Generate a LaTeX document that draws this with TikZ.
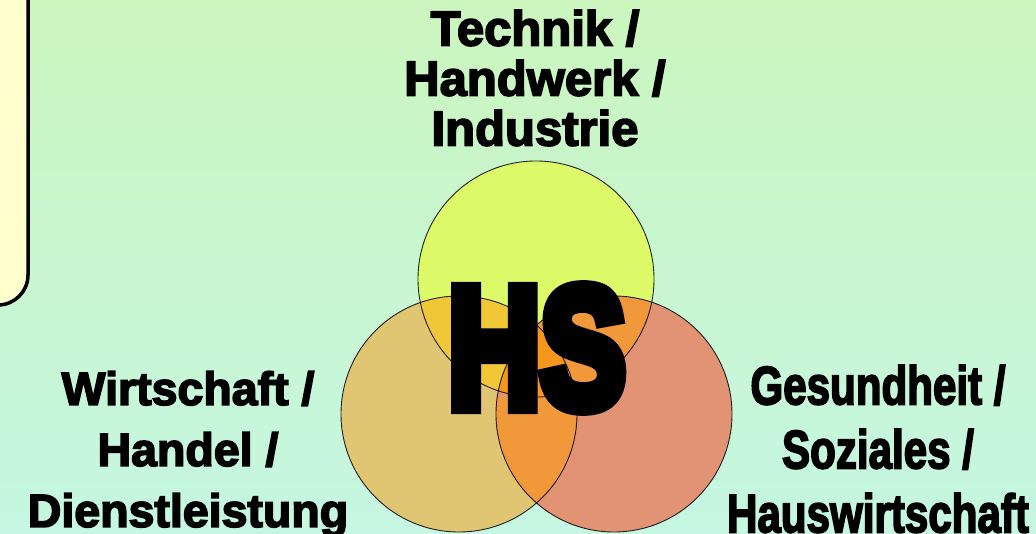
\documentclass[tikz,border=0pt]{standalone}
\usepackage{fontspec}
\setmainfont{Liberation Sans}
\newfontfamily\labelfont{Liberation Sans}[BoldFeatures={FakeBold=3.5}]
\newfontfamily\hsfont{Liberation Sans}[BoldFeatures={FakeBold=9}]
\usetikzlibrary{positioning}

\definecolor{bgtop}{RGB}{203,246,190}
\definecolor{bgmid}{RGB}{184,245,218}
\definecolor{bgbot}{RGB}{197,247,226}
\definecolor{boxfill}{RGB}{255,255,206}
\definecolor{techcol}{RGB}{221,250,105}
\definecolor{tradecol}{RGB}{224,198,115}
\definecolor{carecol}{RGB}{225,147,115}
\definecolor{techtrade}{RGB}{240,200,55}
\definecolor{mixcol}{RGB}{240,152,58}
\definecolor{corecol}{RGB}{247,150,28}

\begin{document}
\begin{tikzpicture}[x=1pt, y=-1pt,
    ring/.style={circle, minimum size=236pt, inner sep=0pt},
    lbl/.style={font=\labelfont\bfseries\fontsize{49}{50}\selectfont, align=center, inner sep=0pt},
    rim/.style={draw=black, draw opacity=0.85, line width=0.9pt}]
    \clip (0,0) rectangle (1036,533);
    \shade[top color=bgtop, middle color=bgmid, bottom color=bgbot] (0,0) rectangle (1036,533);
    \draw[rounded corners=30pt, line width=3.5pt, fill=boxfill] (-60,-60) rectangle (28,305);
    % the three fields
    \node[ring, fill=techcol] (tech) at (536,279) {};
    \node[ring, fill=tradecol, on grid, below left=135pt and 77pt of tech] (trade) {};
    \node[ring, fill=carecol, on grid, below right=135pt and 78pt of tech] (care) {};
    \begin{scope}
        \clip (tech.center) circle (118pt);
        \fill[techtrade] (trade.center) circle (118pt);
        \fill[mixcol] (care.center) circle (118pt);
        \clip (trade.center) circle (118pt);
        \fill[corecol] (care.center) circle (118pt);
    \end{scope}
    \begin{scope}
        \clip (trade.center) circle (118pt);
        \clip (care.center) circle (118pt);
        \fill[mixcol] (tech.center) ++(-200,118) rectangle ++(400,200);
        \clip (tech.center) circle (118pt);
        \fill[corecol] (tech.center) circle (118pt);
    \end{scope}
    \draw[rim] (tech.center) circle (118pt);
    \draw[rim] (trade.center) circle (118pt);
    \draw[rim] (care.center) circle (118pt);
    % labels
    \node[font=\hsfont\bfseries\fontsize{170}{170}\selectfont, xscale=0.75, inner sep=0pt] (hs) at (537,348) {HS};
    \node[lbl] (techlbl) at (535,78) {Technik /\\Handwerk /\\Industrie};
    \node[lbl, font=\labelfont\bfseries\fontsize{46.5}{61}\selectfont] (tradelbl) at (188,454) {Wirtschaft /\\Handel /\\Dienstleistung};
    \node[lbl, font=\labelfont\bfseries\fontsize{54}{64}\selectfont, xscale=0.78] (carelbl) at (878,449) {Gesundheit /\\Soziales /\\Hauswirtschaft};
\end{tikzpicture}
\end{document}
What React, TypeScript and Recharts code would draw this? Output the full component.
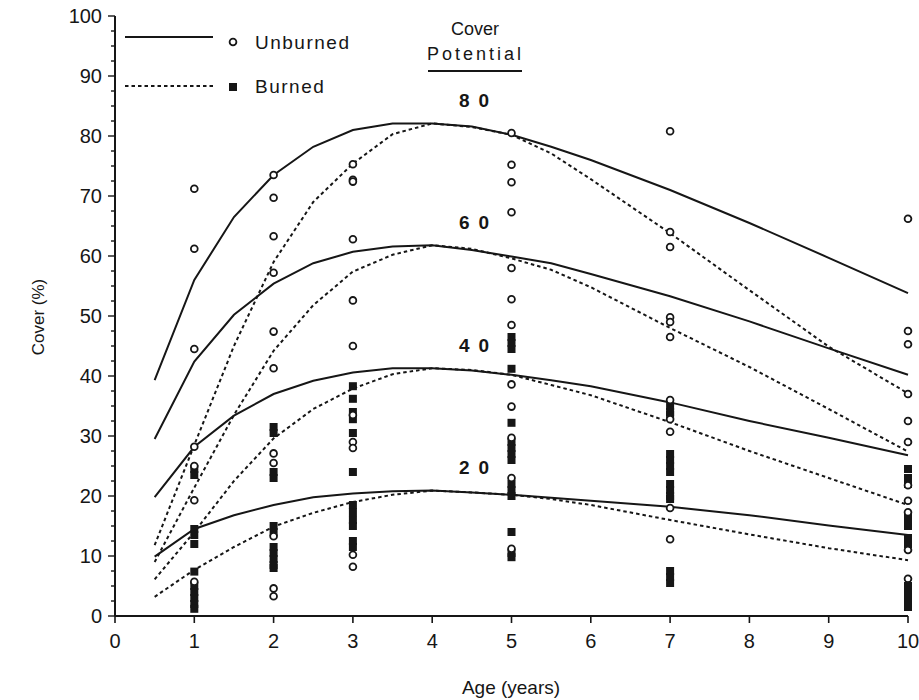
import { ComposedChart, Line, Scatter, XAxis, YAxis } from "recharts";

// fitted curves
const curveAges = [0.5, 1, 1.5, 2, 2.5, 3, 3.5, 4, 4.5, 5, 5.5, 6, 7, 8, 9, 10];
const unburned80 = [39.3, 56, 66.5, 73.5, 78.2, 81, 82.1, 82.1, 81.6, 80.2, 78.2, 76, 71, 65.5, 59.7, 53.8];
const unburned60 = [29.5, 42.4, 50.2, 55.4, 58.8, 60.7, 61.6, 61.8, 61, 59.9, 58.8, 57, 53.3, 49.1, 44.6, 40.2];
const unburned40 = [19.8, 28.2, 33.4, 37, 39.2, 40.6, 41.3, 41.3, 40.9, 40.2, 39.3, 38.3, 35.6, 32.5, 29.7, 26.8];
const unburned20 = [9.9, 14.5, 16.8, 18.5, 19.8, 20.4, 20.8, 20.9, 20.6, 20.2, 19.7, 19.2, 18.2, 16.8, 15.1, 13.5];
const burned80 = [11.8, 28.5, 45, 59, 69, 75.4, 80.3, 82.1, 81.5, 80.2, 77.1, 72.8, 63.8, 54.3, 44.9, 37.1];
const burned60 = [9, 21.4, 33.5, 44.2, 51.8, 57.4, 60.2, 61.8, 61.2, 59.6, 57.7, 54.8, 48, 41.5, 34.5, 27.4];
const burned40 = [6.1, 14, 22.5, 29.6, 34.5, 37.9, 40.3, 41.3, 41, 40.2, 38.5, 36.8, 32.3, 27.5, 23, 18.5];
const burned20 = [3.2, 7.7, 11.5, 14.9, 17.2, 19, 20.2, 20.9, 20.6, 20.2, 19.5, 18.5, 16, 13.6, 11.3, 9.3];

// observed plots, by stand age
const unburnedObs: [number, number[]][] = [
  [1, [71.2, 61.2, 44.5, 28.2, 25, 19.3, 5.7]],
  [2, [73.5, 69.7, 63.3, 57.2, 47.4, 41.3, 27.1, 25.5, 13.3, 4.6, 3.3]],
  [3, [75.3, 72.7, 72.4, 62.8, 52.6, 45, 33.5, 29, 28, 10.2, 8.2]],
  [5, [80.5, 75.2, 72.3, 67.3, 58, 52.8, 48.5, 38.6, 34.9, 29.7, 23, 11.2]],
  [7, [80.8, 64, 61.5, 49.8, 49, 46.5, 36, 32.8, 30.7, 18, 12.8]],
  [10, [66.2, 47.5, 45.3, 37, 32.5, 29, 21.8, 19.2, 17.3, 11, 6.2]],
];
const burnedObs: [number, number[]][] = [
  [1, [24.5, 23.5, 14.5, 13.5, 12, 7.4, 5, 4, 3, 2, 1.2]],
  [2, [31.5, 30.5, 24, 23, 15, 14, 11.5, 10.5, 9.5, 8.5, 8]],
  [3, [38.3, 36.2, 34, 32.8, 30.5, 24, 18.5, 17.3, 16, 15, 12.5, 11.5]],
  [5, [46.5, 45.5, 44.5, 41.2, 32.2, 29, 28, 27, 26, 22, 21, 20, 14, 10.5, 9.8]],
  [7, [35, 34, 33.5, 27, 26, 25, 24, 22, 21, 20, 19.5, 7.5, 6.5, 5.5]],
  [10, [24.5, 23, 22, 16.5, 15.5, 15, 13, 12, 5, 4, 3, 2, 1.5]],
];

const xTicks = [0, 1, 2, 3, 4, 5, 6, 7, 8, 9, 10];
const yTicks = Array.from({ length: 41 }, (_, i) => i * 2.5);
const potentials = [
  { label: "80", y: 100 },
  { label: "60", y: 222 },
  { label: "40", y: 345 },
  { label: "20", y: 467 },
];

const curveRows = curveAges.map((age, i) => ({
  age,
  u80: unburned80[i],
  u60: unburned60[i],
  u40: unburned40[i],
  u20: unburned20[i],
  b80: burned80[i],
  b60: burned60[i],
  b40: burned40[i],
  b20: burned20[i],
}));

const flatten = (obs: [number, number[]][]) =>
  obs.flatMap(([age, vals]) => vals.map((cover) => ({ age, cover })));

const FONT = "'Liberation Sans', Arial, sans-serif";
const INK = "#161616";

const XTick = (props: any) => {
  const { x, y, payload } = props;
  return (
    <g>
      <line x1={x} x2={x} y1={y} y2={y + 7} stroke={INK} strokeWidth={1.6} />
      <text x={x} y={y + 32} textAnchor="middle" fontSize={20} fill={INK} fontFamily={FONT}>
        {payload.value}
      </text>
    </g>
  );
};

const YTick = (props: any) => {
  const { x, y, payload } = props;
  const major = payload.value % 10 === 0;
  return (
    <g>
      <line x1={x - (major ? 7 : 4)} x2={x} y1={y} y2={y} stroke={INK} strokeWidth={1.4} />
      {major && (
        <text x={x - 13} y={y} dy="0.35em" textAnchor="end" fontSize={20} fill={INK} fontFamily={FONT}>
          {payload.value}
        </text>
      )}
    </g>
  );
};

const OpenCircle = (props: any) => (
  <circle cx={props.cx} cy={props.cy} r={3.4} fill="#fff" stroke={INK} strokeWidth={1.8} />
);

const FilledSquare = (props: any) => (
  <rect x={props.cx - 4} y={props.cy - 4} width={8} height={8} fill={INK} />
);

export default function App() {
  const solid = { stroke: INK, strokeWidth: 2, dot: false, activeDot: false, isAnimationActive: false, type: "linear" as const };
  const dotted = { ...solid, strokeDasharray: "3.5 3" };
  return (
    <div style={{ position: "absolute", left: 0, top: 0, width: 919, height: 700, background: "#fff" }}>
      <ComposedChart width={919} height={700} data={curveRows} margin={{ top: 16, right: 11, bottom: 54, left: 75 }}>
        <XAxis
          dataKey="age"
          type="number"
          domain={[0, 10]}
          ticks={xTicks}
          interval={0}
          tickSize={0}
          tickMargin={0}
          height={30}
          tickLine={false}
          axisLine={{ stroke: INK, strokeWidth: 2 }}
          tick={<XTick />}
        />
        <YAxis
          dataKey="cover"
          type="number"
          domain={[0, 100]}
          ticks={yTicks}
          interval={0}
          tickSize={0}
          tickMargin={0}
          width={40}
          tickLine={false}
          axisLine={{ stroke: INK, strokeWidth: 2 }}
          tick={<YTick />}
        />
        <Line dataKey="u80" {...solid} />
        <Line dataKey="u60" {...solid} />
        <Line dataKey="u40" {...solid} />
        <Line dataKey="u20" {...solid} />
        <Line dataKey="b80" {...dotted} />
        <Line dataKey="b60" {...dotted} />
        <Line dataKey="b40" {...dotted} />
        <Line dataKey="b20" {...dotted} />
        <Scatter data={flatten(burnedObs)} dataKey="cover" shape={<FilledSquare />} isAnimationActive={false} />
        <Scatter data={flatten(unburnedObs)} dataKey="cover" shape={<OpenCircle />} isAnimationActive={false} />
      </ComposedChart>
      <svg width={919} height={700} style={{ position: "absolute", left: 0, top: 0, pointerEvents: "none" }} fontFamily={FONT} fill={INK}>
        <line x1={125} x2={213} y1={37} y2={37} stroke={INK} strokeWidth={2} />
        <circle cx={233} cy={42} r={3.4} fill="#fff" stroke={INK} strokeWidth={1.8} />
        <text x={255} y={49} fontSize={19} letterSpacing={1.5}>Unburned</text>
        <line x1={125} x2={213} y1={86} y2={86} stroke={INK} strokeWidth={2} strokeDasharray="3.5 3" />
        <rect x={229} y={83} width={8} height={8} fill={INK} />
        <text x={255} y={93} fontSize={19} letterSpacing={1.5}>Burned</text>
        <text x={475} y={35} fontSize={18} textAnchor="middle">Cover</text>
        <text x={427} y={60} fontSize={18} letterSpacing={3}>Potential</text>
        <line x1={428} x2={522} y1={71} y2={71} stroke={INK} strokeWidth={2} />
        {potentials.map((p) => (
          <text key={p.label} x={459} y={p.y + 7} fontSize={19} fontWeight="bold" letterSpacing={9}>
            {p.label}
          </text>
        ))}
        <text x={38} y={317} fontSize={17} textAnchor="middle" dy="0.35em" transform="rotate(-90 38 317)">
          Cover (%)
        </text>
        <text x={511} y={694} fontSize={19} textAnchor="middle">Age (years)</text>
      </svg>
    </div>
  );
}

Work instructions =>
Make an exact copy of the lines from the one with "What React, TypeScript" through the one with "13.6, 11.3, 9.3];", both ends in, and nothing else. Drop every picture.

Solution below =>
What React, TypeScript and Recharts code would draw this? Output the full component.
import { ComposedChart, Line, Scatter, XAxis, YAxis } from "recharts";

// fitted curves
const curveAges = [0.5, 1, 1.5, 2, 2.5, 3, 3.5, 4, 4.5, 5, 5.5, 6, 7, 8, 9, 10];
const unburned80 = [39.3, 56, 66.5, 73.5, 78.2, 81, 82.1, 82.1, 81.6, 80.2, 78.2, 76, 71, 65.5, 59.7, 53.8];
const unburned60 = [29.5, 42.4, 50.2, 55.4, 58.8, 60.7, 61.6, 61.8, 61, 59.9, 58.8, 57, 53.3, 49.1, 44.6, 40.2];
const unburned40 = [19.8, 28.2, 33.4, 37, 39.2, 40.6, 41.3, 41.3, 40.9, 40.2, 39.3, 38.3, 35.6, 32.5, 29.7, 26.8];
const unburned20 = [9.9, 14.5, 16.8, 18.5, 19.8, 20.4, 20.8, 20.9, 20.6, 20.2, 19.7, 19.2, 18.2, 16.8, 15.1, 13.5];
const burned80 = [11.8, 28.5, 45, 59, 69, 75.4, 80.3, 82.1, 81.5, 80.2, 77.1, 72.8, 63.8, 54.3, 44.9, 37.1];
const burned60 = [9, 21.4, 33.5, 44.2, 51.8, 57.4, 60.2, 61.8, 61.2, 59.6, 57.7, 54.8, 48, 41.5, 34.5, 27.4];
const burned40 = [6.1, 14, 22.5, 29.6, 34.5, 37.9, 40.3, 41.3, 41, 40.2, 38.5, 36.8, 32.3, 27.5, 23, 18.5];
const burned20 = [3.2, 7.7, 11.5, 14.9, 17.2, 19, 20.2, 20.9, 20.6, 20.2, 19.5, 18.5, 16, 13.6, 11.3, 9.3];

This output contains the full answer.